Within these plan layers we're looking to create some simple goal types that are unique to each plan. Cascade allows you to define new types, and most importantly where those types can be used. Below you can see how on the Corporate plan, we can only create Corporate KPI's and Corporate Actions underneath Corporate Objectives.

  1. To start creating this structure you first need to create the two plans. At this point you don't need to worry about selecting any goal contributions, we'll do them in the next step when creating the objective layer.

    Plan setup
  2. Next we'll create the objectives that belong to the two plans we created in step one.

    Objective setup
  3. Ensure that the Goal Contribution for each Objective has the respective plan selected.

    BU Contribution
  4. Next we'll create the Success Criteria (KPI's and Actions).

    Measure setup
  5. Ensure that each of the Corporate and BU Objectives have the correct Success Criteria selected.
    BU Success criteria

Final Takeaway

Types and strategy elements in Cascade allow you to create a clear and actionable strategy framework. By using types to group and align elements thoughtfully—and focusing on Measures and Actions for tracking progress—you ensure that your strategy is both scalable and results-driven.

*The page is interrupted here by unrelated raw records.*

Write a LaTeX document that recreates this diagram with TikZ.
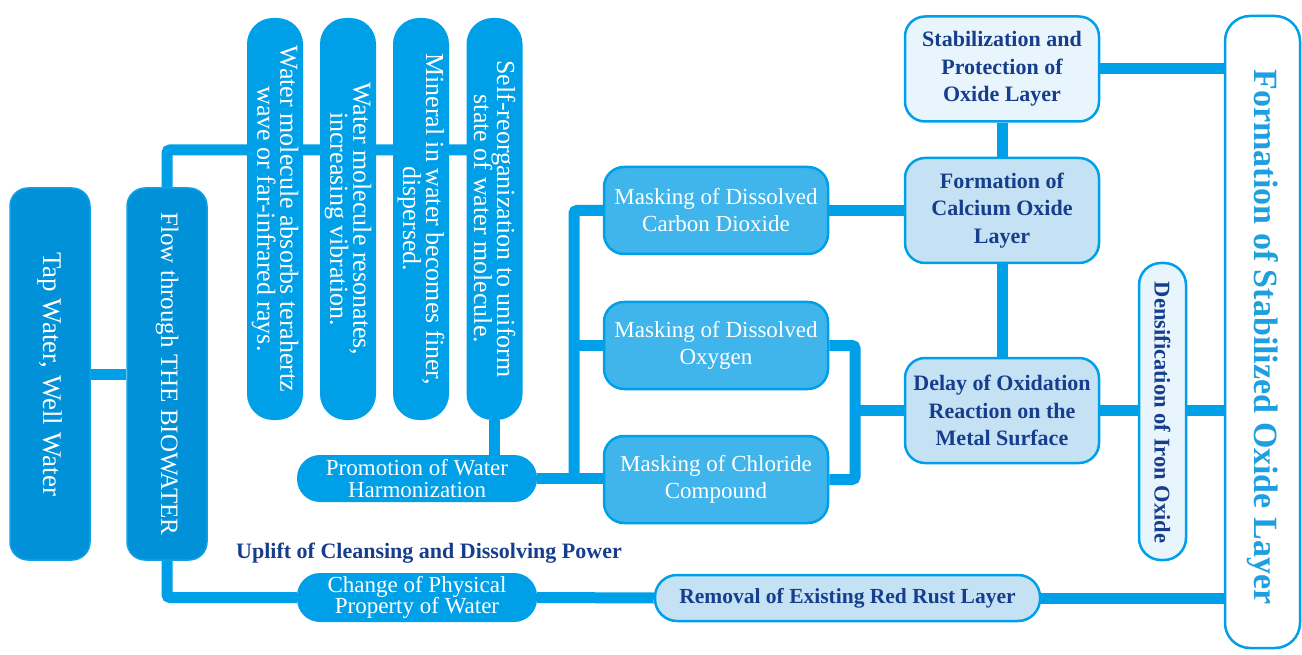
\documentclass[tikz,border=0pt]{standalone}
\usepackage{fontspec}
\setmainfont{Liberation Serif}
\usetikzlibrary{backgrounds}
\definecolor{lineblue}{RGB}{0,160,233}
\definecolor{tapblue}{RGB}{0,145,216}
\definecolor{tapborder}{RGB}{20,160,230}
\definecolor{maskfill}{RGB}{64,181,235}
\definecolor{lightfill}{RGB}{197,226,244}
\definecolor{palefill}{RGB}{232,245,252}
\definecolor{darktext}{RGB}{23,62,141}
\definecolor{formtext}{RGB}{30,159,224}
\newcommand\tightls{\lineskiplimit-30pt\relax}
\begin{document}
\begin{tikzpicture}[x=1pt,y=-1pt,
  conn/.style={draw=lineblue,line width=11pt,rounded corners=3pt},
  tapbox/.style={fill=tapblue,draw=tapborder,line width=1.5pt,rounded corners=18pt,inner sep=0pt,minimum width=80pt,minimum height=372pt},
  vbox/.style={fill=lineblue,draw=none,rounded corners=26pt,inner sep=0pt,minimum width=56pt,minimum height=402pt},
  wtext/.style={text=white,align=center,inner sep=0pt,font={\fontsize{26}{23}\selectfont\tightls}},
  pillbox/.style={fill=lineblue,draw=none,rounded corners=23pt,inner sep=0pt,minimum width=240pt,text=white,align=center,font={\fontsize{23}{21.5}\selectfont\tightls}},
  maskbox/.style={fill=maskfill,draw=lineblue,line width=2.5pt,rounded corners=20pt,minimum width=224pt,minimum height=87pt,inner sep=0pt,text=white,align=center,font={\fontsize{23}{27}\selectfont}},
  lbox/.style={fill=lightfill,draw=lineblue,line width=2.5pt,rounded corners=20pt,minimum width=194pt,minimum height=105pt,inner sep=0pt,text=darktext,align=center,font={\bfseries\fontsize{22}{27.5}\selectfont}},
  dtext/.style={text=darktext,inner sep=0pt,align=center,font={\bfseries\fontsize{22}{26}\selectfont}}]
\useasboundingbox (0,0) rectangle (1302,655);

% left column
\node[tapbox] (tap) at (50,374) {};
\node[wtext,rotate=-90,font={\fontsize{27}{23}\selectfont}] (taptext) at (tap) {Tap Water, Well Water};
\node[tapbox] (flow) at (167,374) {};
\node[wtext,rotate=-90,font={\fontsize{25}{23}\selectfont}] (flowtext) at (flow) {Flow through THE BIOWATER};

% vertical boxes
\node[vbox] (v1) at (275,219) {};
\node[wtext,rotate=-90] (v1t) at (v1) {Water molecule absorbs terahertz\\wave or far-infrared rays.};
\node[vbox] (v2) at (348,219) {};
\node[wtext,rotate=-90] (v2t) at (v2) {Water molecule resonates,\\increasing vibration.};
\node[vbox] (v3) at (421,219) {};
\node[wtext,rotate=-90] (v3t) at (v3) {Mineral in water becomes finer,\\dispersed.};
\node[vbox] (v4) at (494.5,219) {};
\node[wtext,rotate=-90] (v4t) at (v4) {Self-reorganization to uniform\\state of water molecule.};

% pills
\node[pillbox,minimum height=47pt] (promo) at (417,478.5) {Promotion of Water\\Harmonization};
\node[pillbox,minimum height=49pt] (change) at (417,597.5) {Change of Physical\\Property of Water};
\node[dtext,anchor=base] (uplift) at (429,558) {Uplift of Cleansing and Dissolving Power};

% masking boxes
\node[maskbox] (mCO2) at (716,210.5) {Masking of Dissolved\\Carbon Dioxide};
\node[maskbox] (mO2) at (716,345.5) {Masking of Dissolved\\Oxygen};
\node[maskbox] (mCl) at (716,479.5) {Masking of Chloride\\Compound};

% right boxes
\node[lbox,fill=palefill] (stab) at (1002,69) {Stabilization and\\Protection of\\Oxide Layer};
\node[lbox] (calc) at (1002,210.5) {Formation of\\Calcium Oxide\\Layer};
\node[lbox] (delay) at (1002,410.5) {Delay of Oxidation\\Reaction on the\\Metal Surface};

\node[fill=palefill,draw=lineblue,line width=2.5pt,rounded corners=22pt,minimum width=47pt,minimum height=297pt,inner sep=0pt] (dens) at (1162.5,411.5) {};
\node[dtext,rotate=-90,font={\bfseries\fontsize{22.5}{26}\selectfont}] (denstext) at (1162.5,412.5) {Densification of Iron Oxide};

\node[fill=lightfill,draw=lineblue,line width=2.5pt,rounded corners=22pt,minimum width=385pt,minimum height=46pt,inner sep=0pt,text=darktext,font={\bfseries\fontsize{21.5}{26}\selectfont}] (removal) at (847.5,598) {Removal of Existing Red Rust Layer};

\node[fill=white,draw=lineblue,line width=2.5pt,rounded corners=25pt,minimum width=75pt,minimum height=632pt,inner sep=0pt] (big) at (1262.5,332) {};
\node[rotate=-90,inner sep=0pt,text=formtext,font={\bfseries\fontsize{34}{36}\selectfont}] (bigtext) at (1262.5,337) {Formation of Stabilized Oxide Layer};

% connectors
\coordinate (topbar) at (494,150);
\coordinate (busA) at (574,478);
\coordinate (busB) at (855,410.5);
\begin{pgfonlayer}{background}
\draw[conn] (tap.east) -- (flow.west);
\draw[conn] (flow.north) |- (topbar);
\draw[conn] (v4.south) -- (v4.south |- promo.north);
\draw[conn] (promo.east) -- (promo.east -| mCl.west);
\draw[conn] (mCO2.west) -| (busA);
\draw[conn] (mO2.west) -- (mO2.west -| busA);
\draw[conn] (mO2.east) -| (busB |- mCl.east) -- (mCl.east);
\draw[conn] (busB) -- (delay.west);
\draw[conn] (mCO2.east) -- (calc.west);
\draw[conn] (stab.south) -- (calc.north);
\draw[conn] (calc.south) -- (delay.north);
\draw[conn] (stab.east) -- (stab.east -| big.west);
\draw[conn] (delay.east) -- (delay.east -| big.west);
\draw[conn] (flow.south) |- (change.west);
\draw[conn] (change.east) -- (removal.west);
\draw[conn] (removal.east) -- (removal.east -| big.west);
\end{pgfonlayer}
\end{tikzpicture}
\end{document}
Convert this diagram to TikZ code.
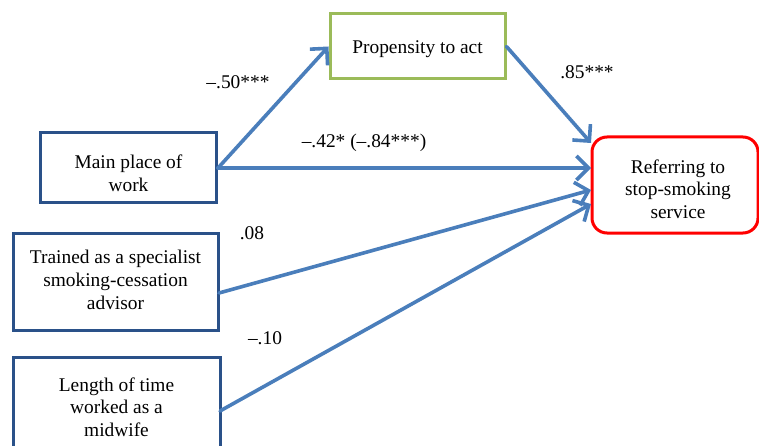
\documentclass[tikz,border=0pt]{standalone}
\usepackage{fontspec}
\setmainfont{Liberation Serif}
\usetikzlibrary{arrows.meta}
\definecolor{navy}{HTML}{2A5189}
\definecolor{olive}{HTML}{9BBB59}
\definecolor{redbox}{HTML}{FF0000}
\definecolor{arrowblue}{HTML}{4A7EBB}
\begin{document}
\begin{tikzpicture}[x=1pt,y=-1pt,
  every node/.style={font=\fontsize{19.4}{22.7}\selectfont, inner sep=0pt, align=center},
  box/.style={draw=navy, line width=3pt, rectangle},
  greenbox/.style={draw=olive, line width=3pt, rectangle},
  redrbox/.style={draw=redbox, line width=3pt, rectangle, rounded corners=15pt},
  conn/.style={draw=arrowblue, line width=3.6pt, line cap=round,
    -{Straight Barb[length=12pt,width=24pt,line width=3.6pt]}},
  lbl/.style={font=\fontsize{19.4}{22.7}\selectfont}
]
\useasboundingbox (0,0) rectangle (759,446);
\clip (0,0) rectangle (759,446);
\node[greenbox, minimum width=175pt, minimum height=65pt,
  label={[yshift=-3pt]center:Propensity to act}] (prop) at (417.5,46.5) {};
\node[box, minimum width=176pt, minimum height=70pt,
  label={[yshift=-5pt]center:Main place of\\work}] (main) at (128.5,168) {};
\node[box, minimum width=205pt, minimum height=97pt,
  label={[yshift=1.5pt]center:Trained as a specialist\\smoking-cessation\\advisor}] (trained) at (115.5,281.5) {};
\node[box, minimum width=207pt, minimum height=100pt,
  label={[yshift=0pt]center:Length of time\\worked as a\\midwife}] (length) at (116.5,407) {};
\node[redrbox, minimum width=166pt, minimum height=96pt,
  label={[xshift=3pt,yshift=-4pt]center:Referring to\\stop-smoking\\service}] (ref) at (675,185) {};

\coordinate (r1) at (591,143);
\coordinate (r2) at (591,168);
\coordinate (r3) at (591,190);
\coordinate (r4) at (591,204);
\coordinate (tr) at (219,293);
\coordinate (ln) at (220,411);

\draw[conn] (main.east) -- (prop.west);
\draw[conn] (prop.east) -- (r1);
\draw[conn] (main.east) -- (r2);
\draw[conn] (tr) -- (r3);
\draw[conn] (ln) -- (r4);

\node[lbl] (l1) at (238,82) {–.50***};
\node[lbl] (l2) at (587,72) {.85***};
\node[lbl] (l3) at (364,143) {–.42* (–.84***)};
\node[lbl] (l4) at (252,233) {.08};
\node[lbl] (l5) at (265,338) {–.10};
\end{tikzpicture}
\end{document}
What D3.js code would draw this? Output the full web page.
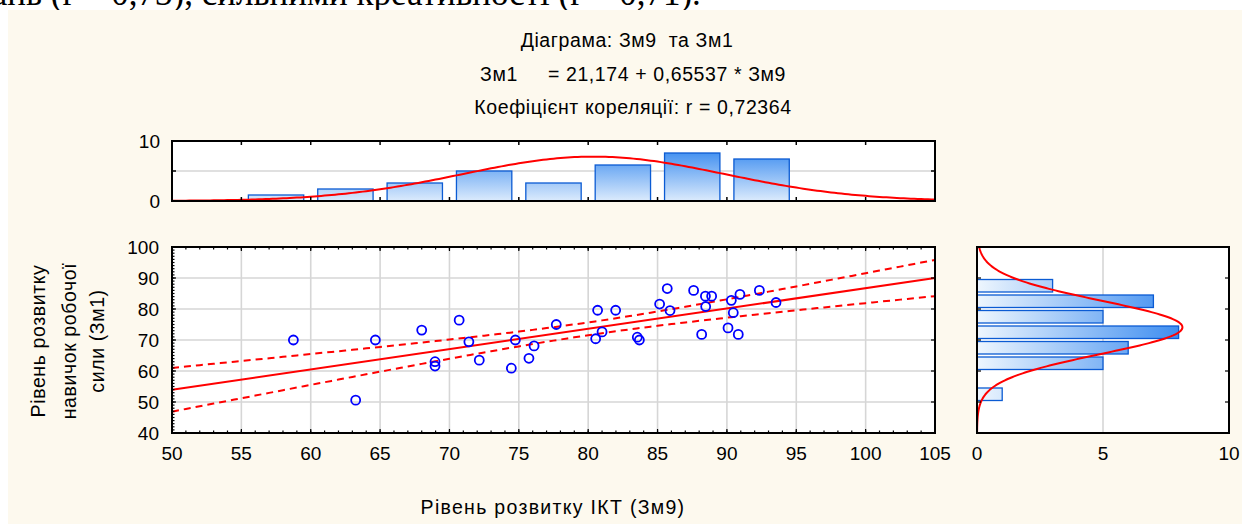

Next Step: Configure your tags by visiting the Add Goal Tags Article in Cascade to align with your organization's structure and start tracking progress across your strategy layers

Summary of Best Practices for Using Types

1. Keep It Simple - Use only essential types to avoid confusion. Too many types can lead to cognitive overload and inefficiencies.

2. Scope Types Thoughtfully - Assign types to plans where they add the most value. For example:
      Corporate Objectives → Corporate Plans.
       Team Actions → Tactical Team Plans.

3. Leverage Tags  - Tags allow you to refine and filter elements like Objectives or Actions without creating additional types.
Example: Tag Measures with "Q1 Priority" or "Region: APAC."

4. Focus on Progress-Tracking Elements - Remember, only Measures and Actions can have progress updated in Cascade. Use these elements as the actionable units to track your strategy's implementation.